Эта наша негласная помолвка произошла перед одним из самых восхитительных видов в окрестностях Петербурга. Нагулявшись по той части петергофского парка, который расположен вокруг павильона Озерки, закусив в сторожке при «Двуглавом орле», мы отдыхали теперь на лавочке одной из крестьянских изб, что тянулись сплошным рядом по гребню невысокого холма. Это было 8 июня 1891 года. Стоял восхитительный тихий, теплый вечер. Восточный небосклон был покрыт нежно-розовыми облаками, но они не сулили ни грозы, ни дождя, а, казалось, расположились только для того, чтобы наполнить картину каким-то сладостным и радостным обещанием. Дали, расстилавшиеся на много верст вокруг, были частью освещены лучами низкого солнца, частью тонули в прозрачной голубоватой тени. Совсем на горизонте блестел купол Исаакия, ближе возвышалась папина готическая башня Петергофского вокзала, за ней из-за густых масс зелени горели золотые маковки Большого петергофского дворца. Наконец, у наших ног расстилались луга и зазеленевшие поля. Вероятно, во всей деревне никого не оставалось — все, и стар и млад, ушли на полевые работы. Нигде никто не показывался, ниоткуда не доносилось ни говора, ни криков, ни даже лая собак.
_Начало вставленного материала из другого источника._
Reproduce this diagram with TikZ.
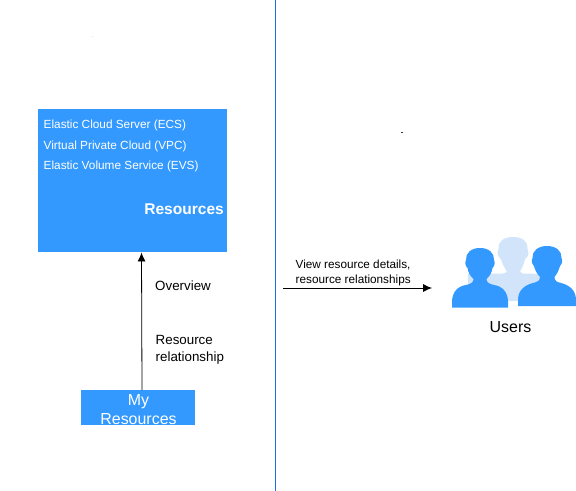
\documentclass[tikz,border=0pt]{standalone}
\usepackage{fontspec}
\setmainfont{Liberation Sans}
\usetikzlibrary{arrows.meta}
\definecolor{hwblue}{HTML}{3399FF}
\definecolor{hwpale}{HTML}{D2E4FA}
\definecolor{divider}{HTML}{1A6FE0}
\tikzset{
  bluebox/.style={fill=hwblue,draw=none,inner sep=0pt,outer sep=0pt},
  whitetext/.style={text=white,font=\fontsize{11.85}{14}\selectfont,anchor=west,inner sep=0pt},
  blacktext/.style={text=black,font=\fontsize{13.4}{17}\selectfont,anchor=west,inner sep=0pt,align=left},
  smalltext/.style={text=black,font=\fontsize{11.8}{15}\selectfont,anchor=west,inner sep=0pt,align=left},
  connector/.style={draw=black,line width=0.8pt,-{Latex[length=9pt,width=8pt]}},
  person/.style={fill=hwblue,draw=none},
  backperson/.style={fill=hwpale,draw=none}
}
\begin{document}
\begin{tikzpicture}[x=1bp,y=-1bp]
\useasboundingbox (0,0) rectangle (576,491);
\draw[divider,line width=1pt] (275.5,0) -- (275.5,491);
\fill[black!80] (400.5,132) rectangle (402.5,133);
\fill[hwpale] (92,36) rectangle (93,37);
\node[bluebox,minimum width=189bp,minimum height=143bp] (res) at (132.5,180.5) {};
\node[bluebox,minimum width=114bp,minimum height=35bp] (my) at (138,407.5) {};
\node[text=white,font=\fontsize{16}{19}\selectfont,align=center,inner sep=0pt] (mylabel) at (138.5,409.5) {My\\Resources};
\node[whitetext] (ecs) at (43.5,125.4) {Elastic Cloud Server (ECS)};
\node[whitetext] (vpc) at (43.5,146.9) {Virtual Private Cloud (VPC)};
\node[whitetext] (evs) at (43.5,166.4) {Elastic Volume Service (EVS)};
\node[text=white,font=\bfseries\fontsize{15.6}{19}\selectfont,anchor=east,inner sep=0pt] (reslabel) at (224,209.7) {Resources};
\coordinate (resin) at (141.5,252.5);
\coordinate (myout) at (142,390);
\draw[connector] (myout) -- (resin);
\node[blacktext] (ov) at (155,286.2) {Overview};
\node[blacktext] (rr) at (155.5,349.5) {Resource\\relationship};
\coordinate (va) at (283,288);
\coordinate (vb) at (432,288);
\draw[connector] (va) -- (vb);
\node[smalltext] (view) at (295.5,273) {View resource details,\\resource relationships};
\node[text=black,font=\fontsize{16}{19}\selectfont,inner sep=0pt] (users) at (510.5,326.7) {Users};
% back person
\fill[backperson] (468,301) -- (468,274) -- (503,273.5) -- (507,272)
  .. controls (505,268) and (502,264) .. (501,259)
  .. controls (497,257) and (497,252) .. (498.5,249)
  .. controls (498,241) and (504,237) .. (513,237)
  .. controls (522,237) and (528,241) .. (527.5,249)
  .. controls (529,252) and (529,257) .. (525,259)
  .. controls (524,264) and (522,268) .. (520,272) -- (523,273.5) -- (545,274) -- (545,301) -- cycle;
% left person
\fill[person] (452,307.5) -- (452,302) .. controls (452,292) and (458,286) .. (466,285)
  .. controls (470,284) and (473.5,283) .. (473.5,279)
  .. controls (470,276) and (468,272) .. (467.5,268)
  .. controls (465,266) and (465,262) .. (466,260)
  .. controls (465.5,253) and (471,248) .. (480,248)
  .. controls (489,248) and (494.5,253) .. (494,260)
  .. controls (495,262) and (495,266) .. (492.5,268)
  .. controls (492,272) and (490,276) .. (486.5,279)
  .. controls (486.5,283) and (490,284) .. (494,285)
  .. controls (502,286) and (508,292) .. (508,302) -- (508,307.5) -- cycle;
% right person
\fill[person] (518,306) -- (518,300) .. controls (518,290) and (525,285) .. (533,283)
  .. controls (537,282) and (540,281) .. (540,277)
  .. controls (537,274) and (535,270) .. (534,266)
  .. controls (531.5,264) and (531.5,260) .. (532.5,258)
  .. controls (532,251) and (538,246) .. (547,246)
  .. controls (556,246) and (562,251) .. (561.5,258)
  .. controls (562.5,260) and (562.5,264) .. (560,266)
  .. controls (559,270) and (557,274) .. (554.5,277)
  .. controls (554.5,281) and (557,282) .. (561,283)
  .. controls (569,285) and (576,290) .. (576,300) -- (576,306) -- cycle;
\end{tikzpicture}
\end{document}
Тишина казалась завороженной, точно все было нарочно для нас устроено. И в этом одиночестве среди необъятного простора, перед бесподобной красотой природы, в окружении всей нами любимой поэзии прошлого, мы (пока только для себя) объявили себя женихом и невестой, дав от всего сердца обещание, что будем навеки принадлежать друг другу.